Jetstar introduces ‘Ask Jess’, the virtual travel assistant

Airline Jetstar has unveiled a new virtual assistant called Ask Jess which can simulate ‘human-like’ conversations with customers.

Airline Jetstar has unveiled a new virtual assistant called Ask Jess which can simulate ‘human-like’ conversations with customers.


Ask Jess is based in Nuance Nina Web, an intelligent virtual assistant developed by NASDAQ-listed Nuance Communications.


Jetstar believes the innovation will offer website visitors an easier way to access information and make bookings of seats and ancillaries.


It used Nuance’s Natural Language Understanding (NLU) technology allows applications like Ask Jess to understand a customer’s intent through an interactive, text-based chat experience. 


Ian Watson, head of customer care, Jetstar said: “It’s clear that consumers want greater levels of service on the Web.


“Our aim with Ask Jess was to deliver a truly innovative experience with a virtual assistant – to not only provide information more quickly, but to provide the right information, based on an understanding of what the consumer needs. 
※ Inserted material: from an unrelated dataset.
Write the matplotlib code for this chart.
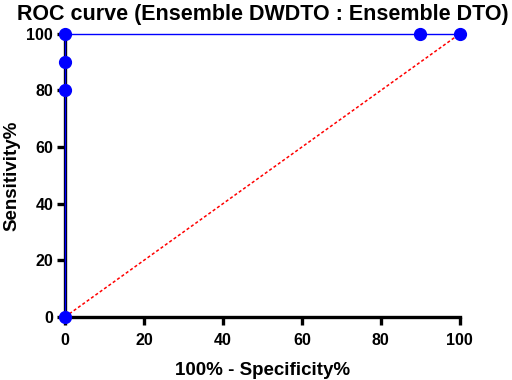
import matplotlib
matplotlib.use("Agg")
import matplotlib.pyplot as plt

plt.rcParams["font.family"] = ["Liberation Sans", "DejaVu Sans"]

# ROC points (100% - specificity%, sensitivity%)
fpr = [0, 0, 0, 0, 90, 100]
tpr = [0, 80, 90, 100, 100, 100]
ref_x = [0, 100]
ref_y = [0, 100]
ticks = [0, 20, 40, 60, 80, 100]

fig = plt.figure(figsize=(5.12, 3.80), dpi=100)
ax = fig.add_axes([0.127, 0.166, 0.771, 0.745])

ax.plot(ref_x, ref_y, color="red", linestyle=(0, (2, 1.5)), linewidth=1.1, zorder=2)
ax.plot(fpr, tpr, color="blue", linewidth=1.0, marker="o", markersize=8.5,
        clip_on=False, zorder=4)

ax.set_xlim(0, 100)
ax.set_ylim(0, 100)
ax.set_xticks(ticks)
ax.set_yticks(ticks)
for s in ("top", "right"):
    ax.spines[s].set_visible(False)
for s in ("left", "bottom"):
    ax.spines[s].set_linewidth(2.4)
    ax.spines[s].set_zorder(3)
ax.tick_params(direction="out", length=5.5, width=2.4, labelsize=11.5, pad=3)
ax.tick_params(axis="x", pad=6)
for lbl in ax.get_xticklabels() + ax.get_yticklabels():
    lbl.set_fontweight("bold")

ax.set_xlabel("100% - Specificity%", fontsize=13.5, fontweight="bold", labelpad=10)
ax.set_ylabel("Sensitivity%", fontsize=13.5, fontweight="bold", labelpad=4)
ax.set_title("ROC curve (Ensemble DWDTO : Ensemble DTO)", fontsize=15.5,
             fontweight="bold", pad=10, x=0.5)

fig.savefig("out.png", dpi=100)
“Jess has already been quite busy handling requests that would have otherwise gone straight to our contact centre, and she’s doing great work.


“In fact, in just her first five days on the job, she has successfully answered over 77% of all requests.” 


Ask Jess is available 24 hours a day, seven days a week to customers on the Australian version of Jetstar.com.


The service will be rolled out in New Zealand, Singapore and all other English versions of the site early next year.


Japanese and simplified Chinese versions of the service are also planned.